» **WORK TO BE COMPLETED**: Begin with the first line of the material and copy each line word for word through the line that contains "import * as d3 from 'd3';"; the pictures are left out.

» **AVAILABLE DATA**:
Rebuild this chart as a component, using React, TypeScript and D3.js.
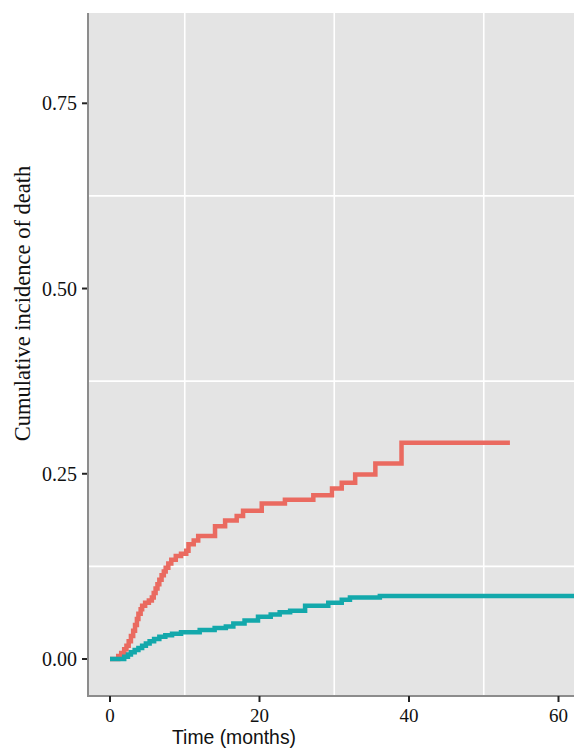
import React, { useEffect, useRef } from 'react';
import * as d3 from 'd3';

// cumulative incidence step curves (time in months, value)
const redTime = [0, 1.1, 1.5, 1.9, 2.2, 2.5, 2.8, 3.1, 3.35, 3.6, 3.8, 4.1, 4.3, 4.7, 5.2, 5.6, 5.85, 6.1, 6.35, 6.6, 6.9, 7.2, 7.45, 7.8, 8.2, 8.8, 9.5, 10.2, 10.5, 11.2, 11.8, 14.05, 15.4, 16.95, 17.8, 20.3, 23.4, 27.2, 29.7, 31.0, 32.8, 35.5, 39.0, 53.5];
const redCif = [0, 0.004, 0.008, 0.013, 0.018, 0.024, 0.031, 0.038, 0.046, 0.054, 0.061, 0.067, 0.072, 0.076, 0.079, 0.083, 0.089, 0.095, 0.101, 0.107, 0.113, 0.118, 0.123, 0.129, 0.134, 0.139, 0.142, 0.146, 0.155, 0.160, 0.166, 0.179, 0.187, 0.193, 0.200, 0.210, 0.215, 0.221, 0.230, 0.238, 0.249, 0.264, 0.292, 0.292];

const tealTime = [0, 1.9, 2.4, 2.8, 3.3, 3.8, 4.3, 4.8, 5.3, 5.9, 6.6, 7.4, 8.3, 9.5, 12.0, 14.0, 15.5, 16.5, 18.0, 19.8, 21.5, 22.7, 24.1, 26.1, 29.2, 31.0, 32.1, 36.1, 63];
const tealCif = [0, 0.003, 0.006, 0.009, 0.012, 0.015, 0.018, 0.021, 0.024, 0.027, 0.030, 0.032, 0.034, 0.036, 0.039, 0.042, 0.044, 0.048, 0.052, 0.057, 0.060, 0.063, 0.065, 0.072, 0.076, 0.080, 0.083, 0.085, 0.085];

const xTicks = [0, 20, 40, 60];
const xMinor = [10, 30, 50];
const yTicks = [0, 0.25, 0.5, 0.75];
const yMinor = [0.125, 0.375, 0.625, 0.875];

const W = 574;
const H = 749;

const App = () => {
  const svgRef = useRef(null);

  useEffect(() => {
    document.body.style.margin = '0';
    const svg = d3.select(svgRef.current);
    svg.selectAll('*').remove();

    const panel = { left: 88, top: 13, right: 580, bottom: 696 };

    const x = d3.scaleLinear().domain([0, 60]).range([110, 558.5]);
    const y = d3.scaleLinear().domain([0, 0.75]).range([659, 103.3]);

    svg.append('defs').append('clipPath').attr('id', 'panel-clip')
      .append('rect')
      .attr('x', panel.left).attr('y', panel.top)
      .attr('width', panel.right - panel.left).attr('height', panel.bottom - panel.top);

    svg.append('rect')
      .attr('x', panel.left).attr('y', panel.top)
      .attr('width', panel.right - panel.left).attr('height', panel.bottom - panel.top)
      .attr('fill', '#e4e4e4');

    const grid = svg.append('g').attr('clip-path', 'url(#panel-clip)');
    grid.selectAll('.vgrid').data(xMinor).enter().append('line')
      .attr('x1', d => x(d)).attr('x2', d => x(d))
      .attr('y1', panel.top).attr('y2', panel.bottom)
      .attr('stroke', '#fff').attr('stroke-width', 1.6);
    grid.selectAll('.hgrid').data(yMinor).enter().append('line')
      .attr('y1', d => y(d)).attr('y2', d => y(d))
      .attr('x1', panel.left).attr('x2', panel.right)
      .attr('stroke', '#fff').attr('stroke-width', 1.6);

    const line = d3.line().curve(d3.curveStepAfter)
      .x(d => x(d[0])).y(d => y(d[1]));

    const curves = svg.append('g').attr('clip-path', 'url(#panel-clip)');
    curves.append('path')
      .datum(redTime.map((t, i) => [t, redCif[i]]))
      .attr('d', line)
      .attr('fill', 'none').attr('stroke', '#ea6a60').attr('stroke-width', 4.5);
    curves.append('path')
      .datum(tealTime.map((t, i) => [t, tealCif[i]]))
      .attr('d', line)
      .attr('fill', 'none').attr('stroke', '#13a8ab').attr('stroke-width', 4.5);

    // axis lines
    svg.append('line')
      .attr('x1', panel.left).attr('x2', panel.left)
      .attr('y1', panel.top).attr('y2', panel.bottom)
      .attr('stroke', '#8c8c8c').attr('stroke-width', 2);
    svg.append('line')
      .attr('x1', panel.left - 1).attr('x2', W)
      .attr('y1', panel.bottom).attr('y2', panel.bottom)
      .attr('stroke', '#8c8c8c').attr('stroke-width', 2);

    // y ticks
    svg.selectAll('.ytick').data(yTicks).enter().append('line')
      .attr('x1', 82).attr('x2', 87)
      .attr('y1', d => y(d)).attr('y2', d => y(d))
      .attr('stroke', '#222').attr('stroke-width', 2);
    svg.selectAll('.ylab').data(yTicks).enter().append('text')
      .attr('x', 77).attr('y', d => y(d))
      .attr('dy', '0.35em')
      .attr('text-anchor', 'end')
      .style('font-family', '"Liberation Serif", "Times New Roman", serif')
      .style('font-size', '20px')
      .attr('fill', '#111')
      .text(d => d3.format('.2f')(d));

    // x ticks
    svg.selectAll('.xtick').data(xTicks).enter().append('line')
      .attr('x1', d => x(d)).attr('x2', d => x(d))
      .attr('y1', panel.bottom).attr('y2', panel.bottom + 6)
      .attr('stroke', '#222').attr('stroke-width', 2);
    svg.selectAll('.xlab').data(xTicks).enter().append('text')
      .attr('x', d => x(d)).attr('y', 721.5)
      .attr('text-anchor', 'middle')
      .style('font-family', '"Liberation Serif", "Times New Roman", serif')
      .style('font-size', '19px')
      .attr('fill', '#111')
      .text(d => d);

    // axis titles
    svg.append('text')
      .attr('x', 172).attr('y', 743.5)
      .attr('textLength', 124)
      .attr('lengthAdjust', 'spacingAndGlyphs')
      .style('font-family', '"Liberation Sans Narrow", "Liberation Sans", Arial, sans-serif')
      .style('font-size', '21px')
      .attr('fill', '#111')
      .text('Time (months)');

    svg.append('text')
      .attr('transform', 'translate(30,303.5) rotate(-90)')
      .attr('text-anchor', 'middle')
      .style('font-family', '"Liberation Serif", "Times New Roman", serif')
      .style('font-size', '22.5px')
      .attr('fill', '#111')
      .text('Cumulative incidence of death');
  }, []);

  return (
    <svg ref={svgRef} width={W} height={H} style={{ display: 'block', background: '#fff' }}></svg>
  );
};

export default App;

» **SOLUTION TO THE PROBLEM**:
Rebuild this chart as a component, using React, TypeScript and D3.js.
import React, { useEffect, useRef } from 'react';
import * as d3 from 'd3';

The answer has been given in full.